Wednesday, February 02, 2011

What would improve your cognitive toolkit?

My first MindBlog post in 2006 was a description of answers given to an annual question posed each year to prominent public intellectuals by Edge.org. The question for 2010 is "What scientific concept would improve everybody's cognitive toolkit?"
A "scientific concept" may come from philosophy, logic, economics, jurisprudence, or other analytic enterprises, as long as it is a rigorous conceptual tool that may be summed up succinctly (or "in a phrase") but has broad application to understanding the world...James Flynn has defined "shorthand abstractions" (or "SHA's") as concepts drawn from science that have become part of the language and make people smarter by providing widely applicable templates ("market", "placebo", "random sample," "naturalistic fallacy," are a few of his examples). His idea is that the abstraction is available as a single cognitive chunk which can be used as an element in thinking and debate.
I'm going to give brief sketches of a few responses that I found most interesting.   I try to edit  the author's point to a single declarative phrase, the 'single cognitive chunk'  requirement suggested above (I'm surprised that in most cases the authors didn't do this more effectively). I'll list a few in this post, and as I have time to continue reading through the 164 contributions, perhaps do some further posts...

Howard Gardner - Try to disprove your viewpoint.
"If American citizens, or, for that matter, citizens anywhere were motivated to decribe the conditions under which they would relinquish their beliefs, they would begin to think scientifically.

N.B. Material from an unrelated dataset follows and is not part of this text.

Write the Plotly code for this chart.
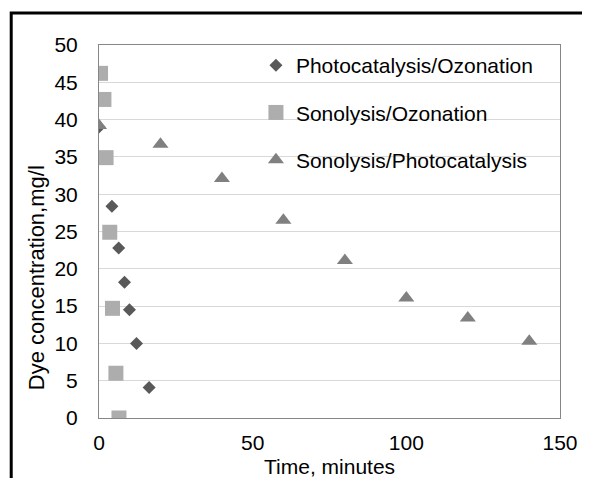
import plotly.graph_objects as go

# Data
po_time = [0, 4.2, 6.4, 8.3, 9.9, 12.2, 16.3]
po_conc = [39.0, 28.4, 22.8, 18.2, 14.5, 10.0, 4.1]

so_time = [0.5, 1.6, 2.3, 3.5, 4.4, 5.5, 6.5]
so_conc = [46.2, 42.7, 34.9, 24.9, 14.7, 6.0, 0.0]

sp_time = [0, 20, 40, 60, 80, 100, 120, 140]
sp_conc = [39.2, 36.7, 32.1, 26.5, 21.1, 16.1, 13.4, 10.3]

names = ["Photocatalysis/Ozonation", "Sonolysis/Ozonation", "Sonolysis/Photocatalysis"]
x_title = "Time, minutes"
y_title = "Dye concentration,mg/l"

FONT = "Liberation Sans, Arial, sans-serif"
FS = 21

# page has an 8px body margin, so figure is 8px smaller than the window
W, H = 582, 470
L, R, T, B = 91, 21, 37, 60
PW, PH = W - L - R, H - T - B

fig = go.Figure()
fig.add_trace(go.Scatter(x=po_time, y=po_conc, mode="markers", name=names[0],
                         legendgroup="a",
                         marker=dict(symbol="diamond", size=10, color="#595959")))
fig.add_trace(go.Scatter(x=so_time, y=so_conc, mode="markers", name=names[1],
                         legendgroup="b",
                         marker=dict(symbol="square", size=15, color="#adadad")))
fig.add_trace(go.Scatter(x=sp_time, y=sp_conc, mode="markers", name=names[2],
                         legendgroup="c",
                         marker=dict(symbol="triangle-up", size=14, color="#808080")))

fig.update_layout(
    width=W, height=H,
    margin=dict(l=L, r=R, t=T, b=B),
    paper_bgcolor="white", plot_bgcolor="white",
    font=dict(family=FONT, size=FS, color="black"),
    showlegend=True,
    legend=dict(x=(251 - L) / PW, y=1.0, xanchor="left", yanchor="top",
                bgcolor="rgba(0,0,0,0)", font=dict(size=FS, family=FONT),
                tracegroupgap=17, itemwidth=30),
    xaxis=dict(range=[0, 150], dtick=50, showgrid=False, zeroline=False,
               showline=True, linecolor="#868686", linewidth=1, mirror=True,
               ticks="", tickfont=dict(size=FS), ticklabelstandoff=6),
    yaxis=dict(range=[0, 50], dtick=5, showgrid=True, gridcolor="#d9d9d9",
               zeroline=False, showline=True, linecolor="#868686", linewidth=1,
               mirror=True, ticks="", tickfont=dict(size=FS), ticklabelstandoff=16),
    annotations=[
        dict(text=x_title, xref="paper", yref="paper", x=0.5, y=(410 - 458) / PH,
             xanchor="center", yanchor="middle", showarrow=False,
             font=dict(size=FS, family=FONT)),
        dict(text=y_title, xref="paper", yref="paper", x=(27 - L) / PW,
             y=(410 - 270) / PH, xanchor="center", yanchor="middle",
             textangle=-90, showarrow=False, font=dict(size=22, family=FONT)),
    ],
    shapes=[dict(type="rect", xref="paper", yref="paper",
                 x0=(1.5 - L) / PW, x1=1.3, y0=-0.5, y1=(410 - 5) / PH,
                 line=dict(color="black", width=3))],
)

fig.write_html("out.html")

And if they admitted that empirical evidence would not change their minds, then at least they'd have indicated that their views have a religious or an ideological, rather than a scientific basis.

Christian Keysers - Avoid the mirror fallacy
...our brain mirrors the states of the people we observe...When the person we see has the exact same body and brain as we do, mirroring would tell us what the other feels. Whenever the other person is different in some relevant way, however, mirroring will mislead us...The world is full of such fallacies: we feel dolphins are happy just because their face resembles ours while we smile or we attribute pain to robots in sci-fi movies.

George Lakoff - Be aware of the conceptual metaphors you are using.
All concepts are physical brain circuits deriving their meaning via neural cascades that terminate in linkage to the body. That is how embodied cognition arises...Primary metaphors are brain mappings linking disparate brain regions, each tied to the body in a different way. For example, More Is Up (as in "prices rose") links a region coordinating quantity to another coordinating verticality...Complex conceptual metaphors arise via neural bindings, both across metaphors and from a given metaphor to a conceptual frame circuit. Metaphorical reasoning arises when source domain inference structures are used for target domain reasoning via neural mappings... A central consequence is the huge range of concepts that use metaphor cannot be defined relative to the outside world, but are instead embodied via interactions of the body and brain with the world...Every time you think of paying moral debts, or getting bogged down on a project, or losing time, or being at a crossroads in a relationship, you are unconsciously activating a conceptual metaphor circuit in your brain, reasoning using it, and quite possibly making decisions and living your life on the basis of your metaphors. And that's just normal. There's no way around it!..But it can do harm if you are unaware of it.